---------- SUPPLIED INFORMATION

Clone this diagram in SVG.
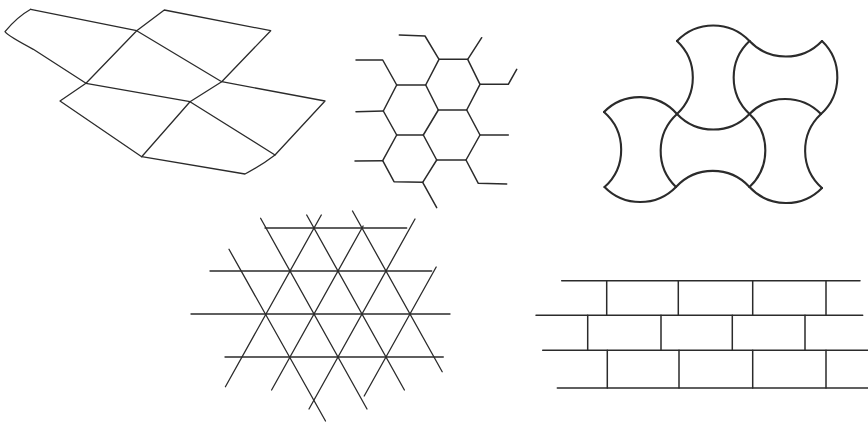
<svg xmlns="http://www.w3.org/2000/svg" width="868" height="427" viewBox="0 0 868 427">
<style>
.ln{fill:none;stroke:#2b2b2b;stroke-linecap:round;stroke-linejoin:round}
.thin{stroke-width:1.3}
.mid{stroke-width:1.5}
.thick{stroke-width:2.1}
</style>
<rect width="868" height="427" fill="#ffffff"/>
<g id="quad-net" class="ln thin">
<path d="M30.7,9.3 Q17,17 5,31.7 Q8,36 33.3,49.3 L86,83.3"/>
<path d="M30.7,9.3 L136.7,30.7 L164.3,10 L270.7,30.7 L221.7,81.7 L325,101 L275,155 Q262,165 245,174 L141.7,156.7 L60,101 L86,83.3 L136.7,30.7"/>
<path d="M136.7,30.7 L221.7,81.7 L190,101.7 L86,83.3"/>
<path d="M190,101.7 L141.7,156.7"/>
<path d="M190,101.7 L275,155"/>
</g>
<g id="hexagons" class="ln mid">
<path d="M439,59.3 L467.7,59.3 L480,84.3 L466.7,110 L438.3,110 L425.7,85 Z"/>
<path d="M425.7,85 L396.7,85 L383.3,111 L396.7,135 L423.3,135 L438.3,110"/>
<path d="M466.7,110 L480,135 L466,160 L436.7,160 L423.3,135"/>
<path d="M396.7,135 L382.7,160.7 L394,181.7 L422.7,182.3 L436.7,160"/>
<path d="M439,59.3 L425,36 L399.3,35"/>
<path d="M467.7,59.3 L481.7,37.7"/>
<path d="M480,84.3 L508.3,84.3 L516.7,69.3"/>
<path d="M396.7,85 L382.7,60 L356,60"/>
<path d="M383.3,111 L356,111.7"/>
<path d="M480,135 L508.3,135"/>
<path d="M382.7,160.7 L355,161"/>
<path d="M466,160 L478.3,183.3 L506.7,184"/>
<path d="M422.7,182.3 L436.7,207.7"/>
</g>
<g id="arc-tiles" class="ln thick">
<path d="M677,41 A50,50 0 0 1 749.5,41"/>
<path d="M677,41 A50,50 0 0 1 677,114"/>
<path d="M749.5,41 A50,50 0 0 0 749.5,114"/>
<path d="M677,114 A50,50 0 0 0 749.5,114"/>
<path d="M749.5,41 A50,50 0 0 0 822,41"/>
<path d="M822,41 A50,50 0 0 1 821,114"/>
<path d="M749.5,114 A50,50 0 0 1 821,114"/>
<path d="M604,112 A50,50 0 0 1 677,114"/>
<path d="M604,112 A50,50 0 0 1 604.5,187"/>
<path d="M677,114 A50,50 0 0 0 676,187"/>
<path d="M604.5,187 A50,50 0 0 0 676,187"/>
<path d="M749.5,114 A50,50 0 0 1 749.5,187"/>
<path d="M676,187 A50,50 0 0 1 749.5,187"/>
<path d="M821,114 A50,50 0 0 0 822,188"/>
<path d="M749.5,187 A50,50 0 0 0 822,188"/>
</g>
<g id="triangles" class="ln thin">
<path d="M265,228 L406.7,228"/>
<path d="M210,271 L431.7,271"/>
<path d="M191,314 L450,314"/>
<path d="M225,357 L443.3,357"/>
<path d="M229,249.3 L325.5,421"/>
<path d="M260.6,218.3 L367,409"/>
<path d="M306.7,215 L404.4,390"/>
<path d="M352.5,211 L442.2,371.7"/>
<path d="M321.3,215 L225.4,386.7"/>
<path d="M363.1,226 L271.6,390"/>
<path d="M415,219 L309,409"/>
<path d="M436.2,267 L364.2,396"/>
</g>
<g id="bricks" class="ln mid">
<path d="M561.7,280.7 L860,280.7"/>
<path d="M536,315.3 L862.7,315.3"/>
<path d="M542.7,350.3 L868,350.3"/>
<path d="M557.3,388 L868,388"/>
<path d="M606.7,280.7 V315.3 M678.3,280.7 V315.3 M752.7,280.7 V315.3 M826,280.7 V315.3"/>
<path d="M587.7,315.3 V350.3 M661,315.3 V350.3 M732.3,315.3 V350.3 M805,315.3 V350.3"/>
<path d="M607.3,350.3 V388 M679,350.3 V388 M752.7,350.3 V388 M826,350.3 V388"/>
</g>
</svg>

--------------------

GOAL » Reproduce the material above in full and without alteration, but skip all pictures.

ANSWER FOR THIS EXERCISE »
Clone this diagram in SVG.
<svg xmlns="http://www.w3.org/2000/svg" width="868" height="427" viewBox="0 0 868 427">
<style>
.ln{fill:none;stroke:#2b2b2b;stroke-linecap:round;stroke-linejoin:round}
.thin{stroke-width:1.3}
.mid{stroke-width:1.5}
.thick{stroke-width:2.1}
</style>
<rect width="868" height="427" fill="#ffffff"/>
<g id="quad-net" class="ln thin">
<path d="M30.7,9.3 Q17,17 5,31.7 Q8,36 33.3,49.3 L86,83.3"/>
<path d="M30.7,9.3 L136.7,30.7 L164.3,10 L270.7,30.7 L221.7,81.7 L325,101 L275,155 Q262,165 245,174 L141.7,156.7 L60,101 L86,83.3 L136.7,30.7"/>
<path d="M136.7,30.7 L221.7,81.7 L190,101.7 L86,83.3"/>
<path d="M190,101.7 L141.7,156.7"/>
<path d="M190,101.7 L275,155"/>
</g>
<g id="hexagons" class="ln mid">
<path d="M439,59.3 L467.7,59.3 L480,84.3 L466.7,110 L438.3,110 L425.7,85 Z"/>
<path d="M425.7,85 L396.7,85 L383.3,111 L396.7,135 L423.3,135 L438.3,110"/>
<path d="M466.7,110 L480,135 L466,160 L436.7,160 L423.3,135"/>
<path d="M396.7,135 L382.7,160.7 L394,181.7 L422.7,182.3 L436.7,160"/>
<path d="M439,59.3 L425,36 L399.3,35"/>
<path d="M467.7,59.3 L481.7,37.7"/>
<path d="M480,84.3 L508.3,84.3 L516.7,69.3"/>
<path d="M396.7,85 L382.7,60 L356,60"/>
<path d="M383.3,111 L356,111.7"/>
<path d="M480,135 L508.3,135"/>
<path d="M382.7,160.7 L355,161"/>
<path d="M466,160 L478.3,183.3 L506.7,184"/>
<path d="M422.7,182.3 L436.7,207.7"/>
</g>
<g id="arc-tiles" class="ln thick">
<path d="M677,41 A50,50 0 0 1 749.5,41"/>
<path d="M677,41 A50,50 0 0 1 677,114"/>
<path d="M749.5,41 A50,50 0 0 0 749.5,114"/>
<path d="M677,114 A50,50 0 0 0 749.5,114"/>
<path d="M749.5,41 A50,50 0 0 0 822,41"/>
<path d="M822,41 A50,50 0 0 1 821,114"/>
<path d="M749.5,114 A50,50 0 0 1 821,114"/>
<path d="M604,112 A50,50 0 0 1 677,114"/>
<path d="M604,112 A50,50 0 0 1 604.5,187"/>
<path d="M677,114 A50,50 0 0 0 676,187"/>
<path d="M604.5,187 A50,50 0 0 0 676,187"/>
<path d="M749.5,114 A50,50 0 0 1 749.5,187"/>
<path d="M676,187 A50,50 0 0 1 749.5,187"/>
<path d="M821,114 A50,50 0 0 0 822,188"/>
<path d="M749.5,187 A50,50 0 0 0 822,188"/>
</g>
<g id="triangles" class="ln thin">
<path d="M265,228 L406.7,228"/>
<path d="M210,271 L431.7,271"/>
<path d="M191,314 L450,314"/>
<path d="M225,357 L443.3,357"/>
<path d="M229,249.3 L325.5,421"/>
<path d="M260.6,218.3 L367,409"/>
<path d="M306.7,215 L404.4,390"/>
<path d="M352.5,211 L442.2,371.7"/>
<path d="M321.3,215 L225.4,386.7"/>
<path d="M363.1,226 L271.6,390"/>
<path d="M415,219 L309,409"/>
<path d="M436.2,267 L364.2,396"/>
</g>
<g id="bricks" class="ln mid">
<path d="M561.7,280.7 L860,280.7"/>
<path d="M536,315.3 L862.7,315.3"/>
<path d="M542.7,350.3 L868,350.3"/>
<path d="M557.3,388 L868,388"/>
<path d="M606.7,280.7 V315.3 M678.3,280.7 V315.3 M752.7,280.7 V315.3 M826,280.7 V315.3"/>
<path d="M587.7,315.3 V350.3 M661,315.3 V350.3 M732.3,315.3 V350.3 M805,315.3 V350.3"/>
<path d="M607.3,350.3 V388 M679,350.3 V388 M752.7,350.3 V388 M826,350.3 V388"/>
</g>
</svg>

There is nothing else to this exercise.